The installation of the pierce nuts is greatly simplified when provided to an end user in a continuous strip wound in a coil, which eliminates the need for expensive bowl mixers and alignment devices used to align these fasteners prior to production installation into a panel. A common process for providing coils of nuts attached in a strip, such as described above, includes a combination of batch and in-line process which is presently utilized.
For example, a coil of steel rod is provided to a nut manufacturing facility, and is preferably, formed to provide a cross-sectional geometric shape necessary to pierce, and/or clinch, sheet metal, and to provide a groove to receive the wire in a manner set forth above. This rod is processed through a die that both cuts individual pierce nuts and pierces an aperture through the rod forming an inner annular surface in each individual fastener. Once the individual fastener blanks have been separated, the blanks are moved to a tapping machine to provide a helical rib around the inner annular wall of the pierced aperture of each pierce fastener. These fasteners are subsequently placed into a bulk bowl feeder that aligns a plurality of the fasteners in an orientation necessary for continued processing. Various problems are associated with the above-mentioned process. For example, during the cutting stage of the die press, various grooves, and more specifically, the groove designated to receive the attachment wire is known to be deformed making it difficult to insert the wire into the wire groove in a uniform manner. Furthermore, defects associated with location and dimension of the nut apertures and vehicle groove have not yet been identified.
Once the nuts have been oriented in a uniform fashion, the nuts are transferred via a track to a wire insertion and knurling operation to attach the nuts in a continuous strip.

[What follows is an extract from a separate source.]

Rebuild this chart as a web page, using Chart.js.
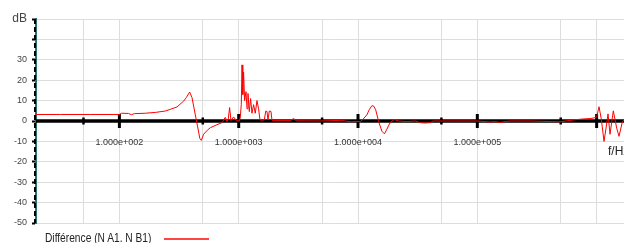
<!DOCTYPE html>
<html>
<head>
<meta charset="utf-8">
<script src="https://cdn.jsdelivr.net/npm/chart.js@4.4.0/dist/chart.umd.min.js"></script>
<style>
  html, body { margin: 0; padding: 0; background: #fff; overflow: hidden; }
  #wrap { position: relative; width: 624px; height: 243px; }
  #legend-text {
    position: absolute; left: 45px; top: 231px; line-height: 14px; white-space: nowrap;
    font: 12px "Liberation Sans Narrow", "Arial Narrow", "Liberation Sans", Arial, sans-serif; color: #222;
    transform: scaleX(0.85); transform-origin: left center;
  }
  #legend-swatch { position: absolute; left: 164px; top: 238px; width: 45px; height: 1.5px; background: #f44; }
</style>
</head>
<body>
<div id="wrap">
  <canvas id="chart" width="624" height="243"></canvas>
  <div id="legend-text"></div>
  <div id="legend-swatch"></div>
</div>
<script>
const FONT = '"Liberation Sans Narrow", "Arial Narrow", "Liberation Sans", Arial, sans-serif';

// Data
const seriesLabel = 'Différence (N A1. N B1)';
const freqHz = [
  20, 32, 57, 100, 104, 119, 126, 134, 165, 200, 243, 267, 304, 346, 364, 388, 406, 433, 450, 472,
  486, 508, 546, 578, 658, 725, 772, 798, 818, 839, 862, 906, 955, 1012, 1031, 1051, 1066, 1082, 1099, 1121,
  1151, 1174, 1196, 1227, 1258, 1292, 1333, 1377, 1423, 1468, 1508, 1546, 1638, 1686, 1726, 1760, 1804, 1864, 1901, 2026,
  2704, 2884, 3037, 4822, 7096, 8890, 9660, 10430, 11060, 11870, 12410, 13080, 13540, 14070, 14850, 15850, 16670, 17460, 18610, 20220,
  21840, 25680, 30130, 33190, 36560, 40250, 42660, 59160, 99600, 127900, 140900, 155200, 171000, 188300, 276700, 493800, 634000, 769000, 880700, 951000,
  1002000, 1047000, 1094000, 1153000, 1199000, 1246000, 1295000, 1380000, 1473000, 1540000, 1642000, 1696000
];
const diffDb = [
  3.2, 3.2, 3.2, 3.2, 3.8, 3.7, 3.1, 3.6, 3.8, 4.2, 4.9, 5.7, 6.9, 9.8, 11.5, 14.2, 11.5, 3, -2, -8.5,
  -9.5, -6.5, -4.5, -3.3, -1.8, -0.8, 1.8, -0.3, 1, 6.6, 0.2, 2, 0.2, 0, 2, 8, 27.5, 13, 24, 10,
  14.4, 6, 13.5, 4.6, 11, 3.8, 8, 3.8, 10, 6, 0.5, 0.4, 0.5, 4.9, 4.7, 0.5, 4.9, 4.7, 0.4, 0.2,
  0.2, 1.2, 0.1, 0, 0.3, -0.4, -0.2, -0.4, 1, 3, 5.5, 7.5, 7.3, 5.5, 0, -5, -6.3, -4, -0.7, 0.7,
  0, -0.3, 0, -0.8, -1, -0.8, 0, 0, 0, -0.5, -0.3, -0.7, -0.3, 0, 0, -0.4, 0.5, 1, 1.2, 1.5,
  2, 7, 1, -10, -3.5, 3.5, -6.5, 5, -3.5, -7.5, -0.5, 0.5
];
const xTickValues = [50, 100, 500, 1000, 5000, 10000, 50000, 100000, 500000, 1000000];
const xLabelValues = [100, 1000, 10000, 100000];
const xMajorValues = [100, 1000, 10000, 100000, 1000000];
const yTickLabels = { 50: 'dB', 40: '' };
const xAxisTitle = 'f/Hz';

function sci(v) {
  const e = Math.round(Math.log10(v));
  const m = v / Math.pow(10, e);
  return m.toFixed(3) + 'e' + (e < 0 ? '-' : '+') + String(Math.abs(e)).padStart(3, '0');
}

const axisMarks = {
  id: 'axisMarks',
  beforeDatasetsDraw(chart) {
    const { ctx, chartArea, scales: { x, y } } = chart;
    const y0 = y.getPixelForValue(0);
    ctx.save();
    ctx.strokeStyle = '#000';
    ctx.lineWidth = 3.5;
    ctx.beginPath();
    ctx.moveTo(chartArea.left, y0);
    ctx.lineTo(chartArea.right, y0);
    ctx.stroke();
    xTickValues.forEach(v => {
      const px = x.getPixelForValue(v);
      const major = xMajorValues.includes(v);
      const h = major ? 7 : 3.5;
      ctx.lineWidth = major ? 3 : 2.5;
      ctx.beginPath();
      ctx.moveTo(px, y0 - h);
      ctx.lineTo(px, y0 + h);
      ctx.stroke();
    });
    // dashed black over the teal y axis
    ctx.lineWidth = 2;
    ctx.setLineDash([5, 3]);
    ctx.beginPath();
    ctx.moveTo(chartArea.left - 1, chartArea.top);
    ctx.lineTo(chartArea.left - 1, chartArea.bottom);
    ctx.stroke();
    ctx.restore();
  },
  afterDraw(chart) {
    const { ctx, chartArea, scales: { y } } = chart;
    ctx.save();
    ctx.font = '12px ' + FONT;
    ctx.fillStyle = '#222';
    ctx.textAlign = 'left';
    ctx.textBaseline = 'alphabetic';
    ctx.fillText(xAxisTitle, chartArea.right - 16, y.getPixelForValue(0) + 34);
    ctx.restore();
  }
};

new Chart(document.getElementById('chart'), {
  type: 'line',
  data: {
    datasets: [{
      label: seriesLabel,
      data: freqHz.map((f, i) => ({ x: f, y: diffDb[i] })),
      borderColor: '#ff0000',
      borderWidth: 1,
      pointRadius: 0,
      tension: 0,
      fill: false
    }]
  },
  options: {
    responsive: false,
    animation: false,
    layout: { padding: { top: 19, right: 0, bottom: 20, left: 0 } },
    plugins: { legend: { display: false }, tooltip: { enabled: false } },
    scales: {
      x: {
        type: 'logarithmic',
        position: { y: 0 },
        min: 20,
        max: 1696000,
        afterBuildTicks: s => { s.ticks = xTickValues.map(v => ({ value: v })); },
        grid: { color: '#dddddd', lineWidth: 1, drawTicks: false },
        border: { display: false },
        ticks: {
          autoSkip: false, maxRotation: 0, minRotation: 0, padding: 16,
          color: '#333', font: { family: FONT, size: 9 },
          callback: v => xLabelValues.includes(v) ? sci(v) : ''
        }
      },
      y: {
        min: -50,
        max: 50,
        afterFit: s => { s.width = 36; },
        grid: { color: '#dddddd', lineWidth: 1, tickLength: 4, tickColor: '#000', tickWidth: 2 },
        border: { color: '#2a6e6e', width: 2 },
        ticks: {
          stepSize: 10, padding: 5, color: '#444',
          font: c => ({ family: FONT, size: c.tick && c.tick.value === 50 ? 12 : 9 }),
          callback: v => (v in yTickLabels) ? yTickLabels[v] : String(v)
        }
      }
    }
  },
  plugins: [axisMarks]
});

document.getElementById('legend-text').textContent = seriesLabel;
</script>
</body>
</html>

A second press or an equivalent roller inserts the wire into the aligned wire groove of each nut and a knurling machine deforms the nut over the wire for retaining the wire in the aligned groove thereby forming the continuous strip of fasteners. Subsequently, the fasteners are rolled in a coil for shipment and for use at a production facility that installs pierce fasteners as is known to those of skill in the art.
A further problem associated with the prior art method is realized when an error occurs during the tapping or piercing process resulting in the defective formation of the aperture or helical rib disposed upon the inner surface of the aperture. Once the fasteners have been attached in a strip, it is impossible to replace a defective fastener without breaking the continuous strip resulting in a partial coil of fasteners that is undesirable to the end user. Therefore, a nearly full coil of fasteners is frequently viewed by the end user as being undesirable when a single defective fastener is discovered after the fasteners have been attached in a continuous strip. Furthermore, the smaller strip of fasteners that are separated from the nearly full coil of fasteners is generally scrapped.
A still further problem exists with the present state of the art relating back processing that reduces the throughput of fasteners through the manufacturing process. It is known to those of skill in the art that orienting nuts in a bowl feeder is a bottleneck in the manufacturing process that reduces the rate at which fasteners are manufactured resulting in a more expensive fastener. It would be desirable to eliminate the bowl feeder from the manufacturing process. Furthermore, it would be desirable to provide a continuous manufacturing process that solves the problems associated with the prior art method of manufacturing by eliminating defective nuts found in a continuous strip, eliminate the batch process of manufacturing, and providing a consistent, continuous groove formed by adjacent nuts in a strip.